→ **What is being asked**
Could you output each line of the data that follows exactly?

→ **Supplied data**
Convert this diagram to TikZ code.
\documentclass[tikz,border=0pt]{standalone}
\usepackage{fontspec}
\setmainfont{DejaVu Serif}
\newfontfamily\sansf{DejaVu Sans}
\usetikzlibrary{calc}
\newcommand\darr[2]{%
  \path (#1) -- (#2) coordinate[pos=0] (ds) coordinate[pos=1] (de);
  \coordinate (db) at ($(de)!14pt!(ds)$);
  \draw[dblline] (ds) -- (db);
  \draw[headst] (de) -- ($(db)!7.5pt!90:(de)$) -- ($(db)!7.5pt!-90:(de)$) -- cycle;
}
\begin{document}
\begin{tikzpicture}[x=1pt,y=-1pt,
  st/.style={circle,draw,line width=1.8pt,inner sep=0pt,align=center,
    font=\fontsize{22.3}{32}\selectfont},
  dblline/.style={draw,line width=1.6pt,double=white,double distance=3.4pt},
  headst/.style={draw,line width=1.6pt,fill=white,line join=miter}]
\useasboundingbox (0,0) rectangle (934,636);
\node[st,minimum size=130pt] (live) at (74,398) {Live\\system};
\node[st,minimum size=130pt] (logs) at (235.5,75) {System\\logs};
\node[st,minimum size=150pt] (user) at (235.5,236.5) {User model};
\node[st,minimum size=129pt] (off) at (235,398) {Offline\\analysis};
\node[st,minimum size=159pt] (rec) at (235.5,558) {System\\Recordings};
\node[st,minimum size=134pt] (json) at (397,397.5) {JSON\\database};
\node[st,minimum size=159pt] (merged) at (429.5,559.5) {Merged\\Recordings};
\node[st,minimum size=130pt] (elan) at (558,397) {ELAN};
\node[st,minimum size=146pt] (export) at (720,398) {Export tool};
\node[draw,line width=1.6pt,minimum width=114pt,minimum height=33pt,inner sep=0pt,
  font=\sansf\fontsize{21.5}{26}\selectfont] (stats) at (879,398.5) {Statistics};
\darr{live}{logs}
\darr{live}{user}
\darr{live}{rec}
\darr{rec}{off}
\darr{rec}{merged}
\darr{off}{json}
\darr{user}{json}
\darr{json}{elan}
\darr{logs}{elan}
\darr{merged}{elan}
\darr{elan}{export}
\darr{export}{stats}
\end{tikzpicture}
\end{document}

→ **Solution to this task**
Convert this diagram to TikZ code.
\documentclass[tikz,border=0pt]{standalone}
\usepackage{fontspec}
\setmainfont{DejaVu Serif}
\newfontfamily\sansf{DejaVu Sans}
\usetikzlibrary{calc}
\newcommand\darr[2]{%
  \path (#1) -- (#2) coordinate[pos=0] (ds) coordinate[pos=1] (de);
  \coordinate (db) at ($(de)!14pt!(ds)$);
  \draw[dblline] (ds) -- (db);
  \draw[headst] (de) -- ($(db)!7.5pt!90:(de)$) -- ($(db)!7.5pt!-90:(de)$) -- cycle;
}
\begin{document}
\begin{tikzpicture}[x=1pt,y=-1pt,
  st/.style={circle,draw,line width=1.8pt,inner sep=0pt,align=center,
    font=\fontsize{22.3}{32}\selectfont},
  dblline/.style={draw,line width=1.6pt,double=white,double distance=3.4pt},
  headst/.style={draw,line width=1.6pt,fill=white,line join=miter}]
\useasboundingbox (0,0) rectangle (934,636);
\node[st,minimum size=130pt] (live) at (74,398) {Live\\system};
\node[st,minimum size=130pt] (logs) at (235.5,75) {System\\logs};
\node[st,minimum size=150pt] (user) at (235.5,236.5) {User model};
\node[st,minimum size=129pt] (off) at (235,398) {Offline\\analysis};
\node[st,minimum size=159pt] (rec) at (235.5,558) {System\\Recordings};
\node[st,minimum size=134pt] (json) at (397,397.5) {JSON\\database};
\node[st,minimum size=159pt] (merged) at (429.5,559.5) {Merged\\Recordings};
\node[st,minimum size=130pt] (elan) at (558,397) {ELAN};
\node[st,minimum size=146pt] (export) at (720,398) {Export tool};
\node[draw,line width=1.6pt,minimum width=114pt,minimum height=33pt,inner sep=0pt,
  font=\sansf\fontsize{21.5}{26}\selectfont] (stats) at (879,398.5) {Statistics};
\darr{live}{logs}
\darr{live}{user}
\darr{live}{rec}
\darr{rec}{off}
\darr{rec}{merged}
\darr{off}{json}
\darr{user}{json}
\darr{json}{elan}
\darr{logs}{elan}
\darr{merged}{elan}
\darr{elan}{export}
\darr{export}{stats}
\end{tikzpicture}
\end{document}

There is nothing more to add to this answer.